The storage size also remains constant, at 244MB for the table and 7MB for the indexes. The size of files has increased for the first 6 minutes and then remained constant:

This is sufficient to show that the deletion and insertion do not have a fragmentation effect that would require additional consideration. About 25% is marked as available for reuse and is effectively reused.

It is possible to force a compaction, to temporarily reclaim more space, but it is not necessary:

Collection Name: test.ttl
   Throughput:              3286 docs/min (max: 3327 docs/min)
   Collection Size:          170 MB (max: 198 MB)
   Number of Records:     171026     (max: 198699 docs)
   Storage Size:             244    MB (max: 244 MB)
   Total Index Size:           7 MB (max: 7 MB)

Collection Name: test.ttl
   Throughput:              3299 docs/min (max: 3327 docs/min)
   Collection Size:          170 MB (max: 198 MB)
   Number of Records:     170977     (max: 198699 docs)
   Storage Size:             244    MB (max: 244 MB)
   Total Index Size:           6 MB (max: 7 MB)

Collection Name: test.ttl
   Throughput:              3317 docs/min (max: 3327 docs/min)
   Collection Size:          170 MB (max: 198 MB)
   Number of Records:     170985     (max: 198699 docs)
   Storage Size:             244    MB (max: 244 MB)
   Total Index Size:           6 MB (max: 7 MB)

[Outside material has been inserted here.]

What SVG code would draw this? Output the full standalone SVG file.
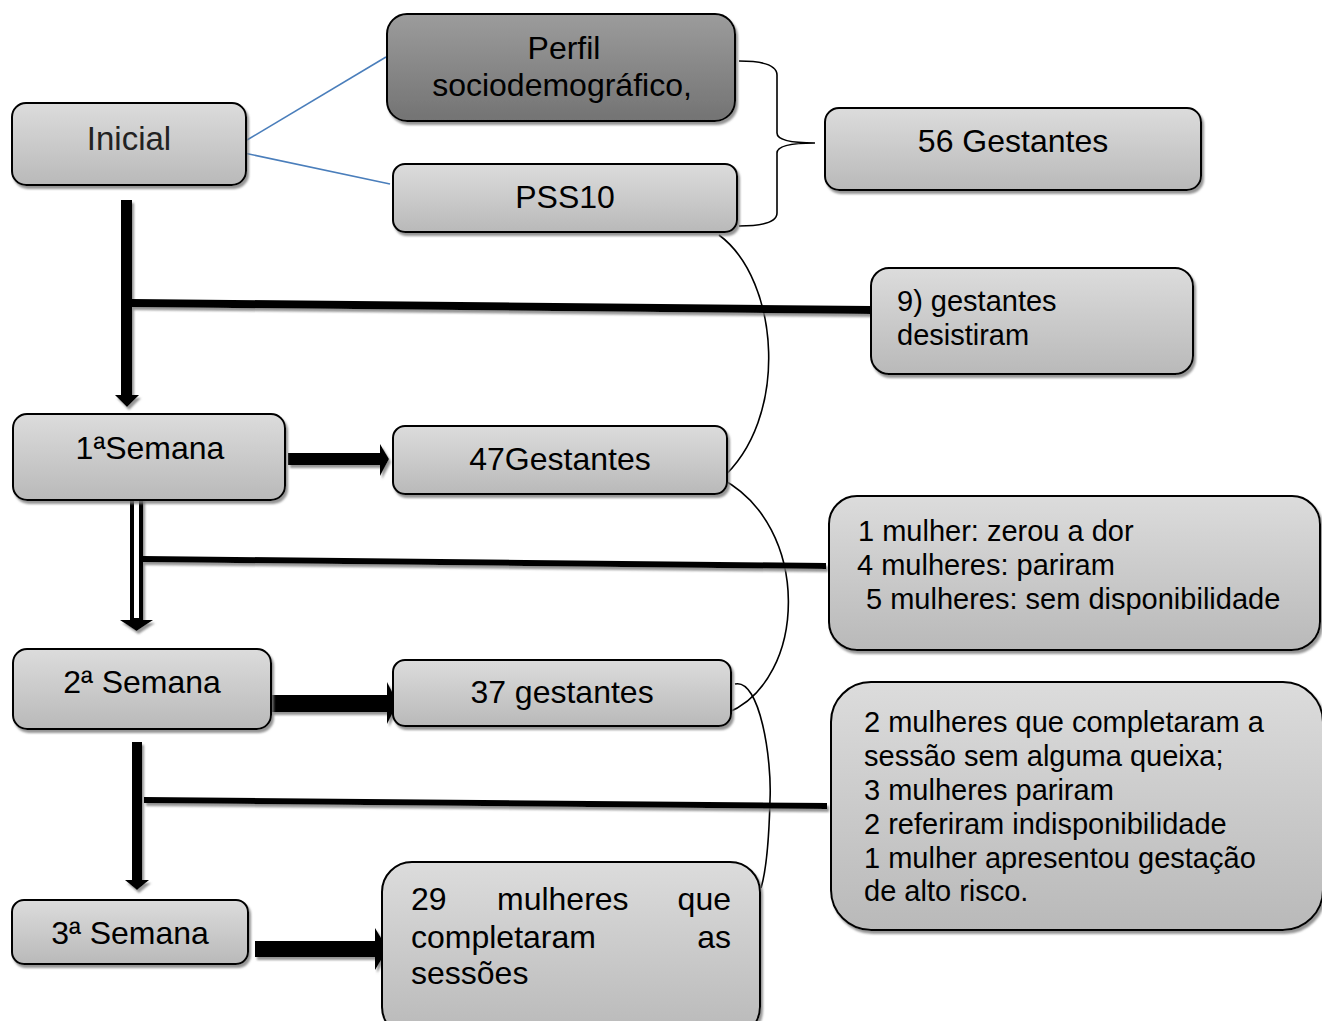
<svg xmlns="http://www.w3.org/2000/svg" width="1322" height="1021" viewBox="0 0 1322 1021">
<defs>
<linearGradient id="g" x1="0" y1="0" x2="0" y2="1"><stop offset="0" stop-color="#dcdcdc"/><stop offset="1" stop-color="#b9b9b9"/></linearGradient>
<linearGradient id="gd" x1="0" y1="0" x2="0" y2="1"><stop offset="0" stop-color="#9c9c9c"/><stop offset="1" stop-color="#737373"/></linearGradient>
<filter id="sh" x="-5%" y="-5%" width="115%" height="130%"><feDropShadow dx="2" dy="3" stdDeviation="1" flood-color="#7a7a7a" flood-opacity="0.8"/></filter>
</defs>
<style>
.box{fill:url(#g);stroke:#000;stroke-width:2;filter:url(#sh)}
.dark{fill:url(#gd)}
.t{font-family:"Liberation Sans",Arial,sans-serif;font-size:32px;fill:#000}
.s{font-family:"Liberation Sans",Arial,sans-serif;font-size:29px;fill:#000}
.c{text-anchor:middle}
.thin{fill:none;stroke:#000;stroke-width:1.6}
.blue{fill:none;stroke:#4a7ebb;stroke-width:1.6}
</style>
<g id="connectors">
<line class="blue" x1="247" y1="140" x2="386" y2="57"/>
<line class="blue" x1="244" y1="153" x2="390" y2="184"/>
<path class="thin" d="M739,61 Q777,61 777,75 L777,133 Q777,143 815,143 Q777,143 777,153 L777,213 Q777,226 739,226"/>
<path class="thin" d="M719,235 C780,280 790,420 720,480"/>
<path class="thin" d="M720,478 C812,525 808,680 727,713"/>
<path class="thin" d="M735,684 C760,678 772,760 770,800 C769,840 767,868 761,888"/>
<g filter="url(#sh)">
<rect x="121" y="200" width="11" height="196" fill="#000"/>
<polygon points="115,395 139,395 127,407" fill="#000"/>
<polygon points="132,299 871,306 871,314 132,307" fill="#000"/>
<rect x="288" y="453" width="93" height="12" fill="#000"/>
<polygon points="380,444 389,459 380,476" fill="#000"/>
<rect x="130" y="494" width="13" height="127" fill="#000"/>
<rect x="134" y="497" width="5" height="121" fill="#fff"/>
<polygon points="120,620 153,620 136.5,631" fill="#000"/>
<polygon points="143,556 826,563 826,569 143,562" fill="#000"/>
<rect x="271" y="695" width="117" height="17" fill="#000"/>
<polygon points="387,682 398,703 387,724" fill="#000"/>
<rect x="132" y="742" width="10" height="139" fill="#000"/>
<polygon points="125,880 149,880 137,890" fill="#000"/>
<polygon points="144,797 827,803 827,809 144,803" fill="#000"/>
<rect x="255" y="941" width="121" height="16" fill="#000"/>
<polygon points="375,928 388,949 375,970" fill="#000"/>
</g>
</g>
<g id="inicial"><rect class="box" x="12" y="103" width="234" height="82" rx="14"/><text class="t c" x="129" y="150" style="font-size:33px;fill:#222">Inicial</text></g>
<g id="perfil"><rect class="box dark" x="387" y="14" width="348" height="107" rx="20"/><text class="t c" x="564" y="59">Perfil</text><text class="t c" x="562" y="96">sociodemográfico,</text></g>
<g id="pss10"><rect class="box" x="393" y="164" width="344" height="68" rx="12"/><text class="t c" x="565" y="208">PSS10</text></g>
<g id="g56"><rect class="box" x="825" y="108" width="376" height="82" rx="14"/><text class="t c" x="1013" y="152">56 Gestantes</text></g>
<g id="desist"><rect class="box" x="871" y="268" width="322" height="106" rx="18"/><text class="s" x="897" y="311">9) gestantes</text><text class="s" x="897" y="345">desistiram</text></g>
<g id="sem1"><rect class="box" x="13" y="414" width="272" height="86" rx="14"/><text class="t c" x="150" y="459">1ªSemana</text></g>
<g id="g47"><rect class="box" x="393" y="426" width="334" height="68" rx="12"/><text class="t c" x="560" y="470">47Gestantes</text></g>
<g id="saida1"><rect class="box" x="829" y="496" width="491" height="154" rx="28"/><text class="s" x="858" y="541">1 mulher: zerou a dor</text><text class="s" x="857" y="575">4 mulheres: pariram</text><text class="s" x="866" y="609">5 mulheres: sem disponibilidade</text></g>
<g id="sem2"><rect class="box" x="13" y="649" width="258" height="80" rx="14"/><text class="t c" x="142" y="693">2ª Semana</text></g>
<g id="g37"><rect class="box" x="393" y="660" width="338" height="66" rx="12"/><text class="t c" x="562" y="703">37 gestantes</text></g>
<g id="saida2"><rect class="box" x="831" y="682" width="492" height="248" rx="40"/><text class="s" x="864" y="732">2 mulheres que completaram a</text><text class="s" x="864" y="766">sessão sem alguma queixa;</text><text class="s" x="864" y="800">3 mulheres pariram</text><text class="s" x="864" y="834">2 referiram indisponibilidade</text><text class="s" x="864" y="868">1 mulher apresentou gestação</text><text class="s" x="864" y="901">de alto risco.</text></g>
<g id="sem3"><rect class="box" x="12" y="900" width="236" height="64" rx="12"/><text class="t c" x="130" y="944">3ª Semana</text></g>
<g id="g29"><rect class="box" x="382" y="862" width="378" height="175" rx="30"/><text class="t" x="411" y="910">29</text><text class="t" x="497" y="910">mulheres</text><text class="t" x="731" y="910" text-anchor="end">que</text><text class="t" x="411" y="948">completaram</text><text class="t" x="731" y="948" text-anchor="end">as</text><text class="t" x="411" y="984">sessões</text></g>
</svg>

test> db.runCommand({ compact: 'ttl' });
{ bytesFreed: 49553408, ok: 1 }

Collection Name: test.ttl
   Throughput:              1244 docs/min (max: 3327 docs/min)
   Collection Size:          150 MB (max: 198 MB)
   Number of Records:     150165     (max: 198699 docs)
   Storage Size:             197    MB (max: 244 MB)
   Total Index Size:           6 MB (max: 7 MB)
Collection Name: test.ttl
   Throughput:              3272 docs/min (max: 3327 docs/min)
   Collection Size:          149 MB (max: 198 MB)
   Number of Records:     149553     (max: 198699 docs)
   Storage Size:             203    MB (max: 244 MB)
   Total Index Size:           6 MB (max: 7 MB)

While this has reduced storage, it eventually returns to its normal volume. It's typical for a B-tree to maintain some free space, which helps to minimize frequent space allocations and reclaim.

Here is a focus when I've run manual compaction:

Conclusion

TTL deletion makes space available for reuse instead of reclaiming it immediately, but this doesn't increase the fragmentation. This space is reused automatically to maintain a total size proportional to the document count, with a constant free space of 25% in my case, to minimize frequent allocations typical of B-Tree implementations.
The TTL mechanism operates autonomously, requiring no manual compaction. If you have any doubt, monitor it. MongoDB offers statistics to compare logical and physical sizes at both the MongoDB layer and WiredTiger storage.